### Dataset extract
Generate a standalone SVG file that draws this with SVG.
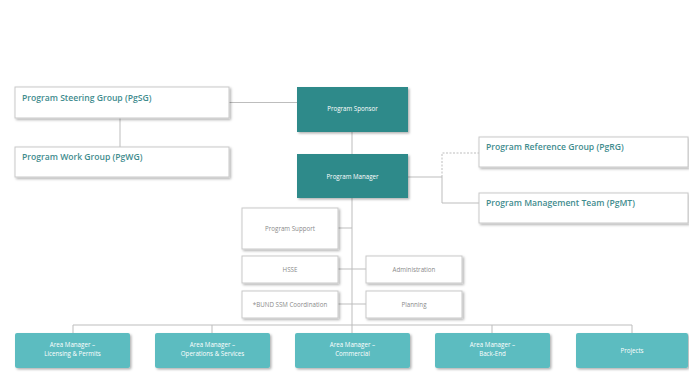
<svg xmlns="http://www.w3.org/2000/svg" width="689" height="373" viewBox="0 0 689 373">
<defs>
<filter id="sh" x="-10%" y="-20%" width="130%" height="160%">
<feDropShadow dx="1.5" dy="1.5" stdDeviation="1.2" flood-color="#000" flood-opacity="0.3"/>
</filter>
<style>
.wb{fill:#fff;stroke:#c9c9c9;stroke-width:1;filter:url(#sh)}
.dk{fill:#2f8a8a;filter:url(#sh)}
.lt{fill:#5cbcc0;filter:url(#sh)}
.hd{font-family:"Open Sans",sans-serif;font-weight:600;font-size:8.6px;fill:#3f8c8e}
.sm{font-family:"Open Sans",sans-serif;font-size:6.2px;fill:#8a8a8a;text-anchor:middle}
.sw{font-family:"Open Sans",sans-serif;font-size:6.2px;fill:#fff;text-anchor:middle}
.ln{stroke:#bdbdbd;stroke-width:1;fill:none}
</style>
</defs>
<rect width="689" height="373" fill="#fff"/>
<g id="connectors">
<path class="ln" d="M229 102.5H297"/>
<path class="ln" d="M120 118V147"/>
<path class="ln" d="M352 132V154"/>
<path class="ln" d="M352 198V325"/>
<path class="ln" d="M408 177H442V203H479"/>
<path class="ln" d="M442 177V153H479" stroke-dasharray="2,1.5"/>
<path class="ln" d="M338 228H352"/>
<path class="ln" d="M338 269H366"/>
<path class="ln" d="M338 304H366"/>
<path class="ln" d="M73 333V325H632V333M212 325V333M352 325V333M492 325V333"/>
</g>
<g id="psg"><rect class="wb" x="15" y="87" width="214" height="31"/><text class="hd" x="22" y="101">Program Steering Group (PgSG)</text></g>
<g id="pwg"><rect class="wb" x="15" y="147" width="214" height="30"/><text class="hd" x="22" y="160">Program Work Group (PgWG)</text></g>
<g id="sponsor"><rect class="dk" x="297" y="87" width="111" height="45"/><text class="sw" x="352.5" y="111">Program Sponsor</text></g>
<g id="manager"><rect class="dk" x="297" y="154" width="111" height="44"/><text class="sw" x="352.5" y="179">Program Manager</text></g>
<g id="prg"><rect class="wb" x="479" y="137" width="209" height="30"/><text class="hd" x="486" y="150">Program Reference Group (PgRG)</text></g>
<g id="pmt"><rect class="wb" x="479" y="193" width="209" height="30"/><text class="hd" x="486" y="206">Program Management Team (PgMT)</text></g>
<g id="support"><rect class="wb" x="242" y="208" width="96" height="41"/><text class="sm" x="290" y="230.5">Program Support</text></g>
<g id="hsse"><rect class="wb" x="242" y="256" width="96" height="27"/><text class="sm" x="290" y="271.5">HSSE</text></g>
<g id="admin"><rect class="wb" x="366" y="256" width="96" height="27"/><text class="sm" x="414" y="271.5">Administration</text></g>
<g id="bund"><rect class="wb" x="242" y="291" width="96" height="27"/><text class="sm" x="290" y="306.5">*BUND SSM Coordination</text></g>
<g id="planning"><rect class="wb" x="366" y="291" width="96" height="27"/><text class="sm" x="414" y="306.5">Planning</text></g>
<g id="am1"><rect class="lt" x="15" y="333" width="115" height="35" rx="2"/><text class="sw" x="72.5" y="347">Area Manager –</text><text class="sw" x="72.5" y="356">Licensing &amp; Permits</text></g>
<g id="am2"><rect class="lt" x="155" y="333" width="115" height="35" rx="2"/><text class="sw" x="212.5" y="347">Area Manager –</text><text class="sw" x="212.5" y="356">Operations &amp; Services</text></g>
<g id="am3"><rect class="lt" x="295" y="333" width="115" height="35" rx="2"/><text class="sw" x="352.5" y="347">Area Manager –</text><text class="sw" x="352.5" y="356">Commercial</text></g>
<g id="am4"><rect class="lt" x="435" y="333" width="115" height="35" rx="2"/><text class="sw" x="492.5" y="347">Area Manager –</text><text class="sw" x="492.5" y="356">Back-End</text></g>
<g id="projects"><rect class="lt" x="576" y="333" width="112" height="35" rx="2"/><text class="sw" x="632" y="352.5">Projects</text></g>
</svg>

### Your objective
Without the pictures, write out the whole listing above exactly as it appears.

### Answer to this exercise
Generate a standalone SVG file that draws this with SVG.
<svg xmlns="http://www.w3.org/2000/svg" width="689" height="373" viewBox="0 0 689 373">
<defs>
<filter id="sh" x="-10%" y="-20%" width="130%" height="160%">
<feDropShadow dx="1.5" dy="1.5" stdDeviation="1.2" flood-color="#000" flood-opacity="0.3"/>
</filter>
<style>
.wb{fill:#fff;stroke:#c9c9c9;stroke-width:1;filter:url(#sh)}
.dk{fill:#2f8a8a;filter:url(#sh)}
.lt{fill:#5cbcc0;filter:url(#sh)}
.hd{font-family:"Open Sans",sans-serif;font-weight:600;font-size:8.6px;fill:#3f8c8e}
.sm{font-family:"Open Sans",sans-serif;font-size:6.2px;fill:#8a8a8a;text-anchor:middle}
.sw{font-family:"Open Sans",sans-serif;font-size:6.2px;fill:#fff;text-anchor:middle}
.ln{stroke:#bdbdbd;stroke-width:1;fill:none}
</style>
</defs>
<rect width="689" height="373" fill="#fff"/>
<g id="connectors">
<path class="ln" d="M229 102.5H297"/>
<path class="ln" d="M120 118V147"/>
<path class="ln" d="M352 132V154"/>
<path class="ln" d="M352 198V325"/>
<path class="ln" d="M408 177H442V203H479"/>
<path class="ln" d="M442 177V153H479" stroke-dasharray="2,1.5"/>
<path class="ln" d="M338 228H352"/>
<path class="ln" d="M338 269H366"/>
<path class="ln" d="M338 304H366"/>
<path class="ln" d="M73 333V325H632V333M212 325V333M352 325V333M492 325V333"/>
</g>
<g id="psg"><rect class="wb" x="15" y="87" width="214" height="31"/><text class="hd" x="22" y="101">Program Steering Group (PgSG)</text></g>
<g id="pwg"><rect class="wb" x="15" y="147" width="214" height="30"/><text class="hd" x="22" y="160">Program Work Group (PgWG)</text></g>
<g id="sponsor"><rect class="dk" x="297" y="87" width="111" height="45"/><text class="sw" x="352.5" y="111">Program Sponsor</text></g>
<g id="manager"><rect class="dk" x="297" y="154" width="111" height="44"/><text class="sw" x="352.5" y="179">Program Manager</text></g>
<g id="prg"><rect class="wb" x="479" y="137" width="209" height="30"/><text class="hd" x="486" y="150">Program Reference Group (PgRG)</text></g>
<g id="pmt"><rect class="wb" x="479" y="193" width="209" height="30"/><text class="hd" x="486" y="206">Program Management Team (PgMT)</text></g>
<g id="support"><rect class="wb" x="242" y="208" width="96" height="41"/><text class="sm" x="290" y="230.5">Program Support</text></g>
<g id="hsse"><rect class="wb" x="242" y="256" width="96" height="27"/><text class="sm" x="290" y="271.5">HSSE</text></g>
<g id="admin"><rect class="wb" x="366" y="256" width="96" height="27"/><text class="sm" x="414" y="271.5">Administration</text></g>
<g id="bund"><rect class="wb" x="242" y="291" width="96" height="27"/><text class="sm" x="290" y="306.5">*BUND SSM Coordination</text></g>
<g id="planning"><rect class="wb" x="366" y="291" width="96" height="27"/><text class="sm" x="414" y="306.5">Planning</text></g>
<g id="am1"><rect class="lt" x="15" y="333" width="115" height="35" rx="2"/><text class="sw" x="72.5" y="347">Area Manager –</text><text class="sw" x="72.5" y="356">Licensing &amp; Permits</text></g>
<g id="am2"><rect class="lt" x="155" y="333" width="115" height="35" rx="2"/><text class="sw" x="212.5" y="347">Area Manager –</text><text class="sw" x="212.5" y="356">Operations &amp; Services</text></g>
<g id="am3"><rect class="lt" x="295" y="333" width="115" height="35" rx="2"/><text class="sw" x="352.5" y="347">Area Manager –</text><text class="sw" x="352.5" y="356">Commercial</text></g>
<g id="am4"><rect class="lt" x="435" y="333" width="115" height="35" rx="2"/><text class="sw" x="492.5" y="347">Area Manager –</text><text class="sw" x="492.5" y="356">Back-End</text></g>
<g id="projects"><rect class="lt" x="576" y="333" width="112" height="35" rx="2"/><text class="sw" x="632" y="352.5">Projects</text></g>
</svg>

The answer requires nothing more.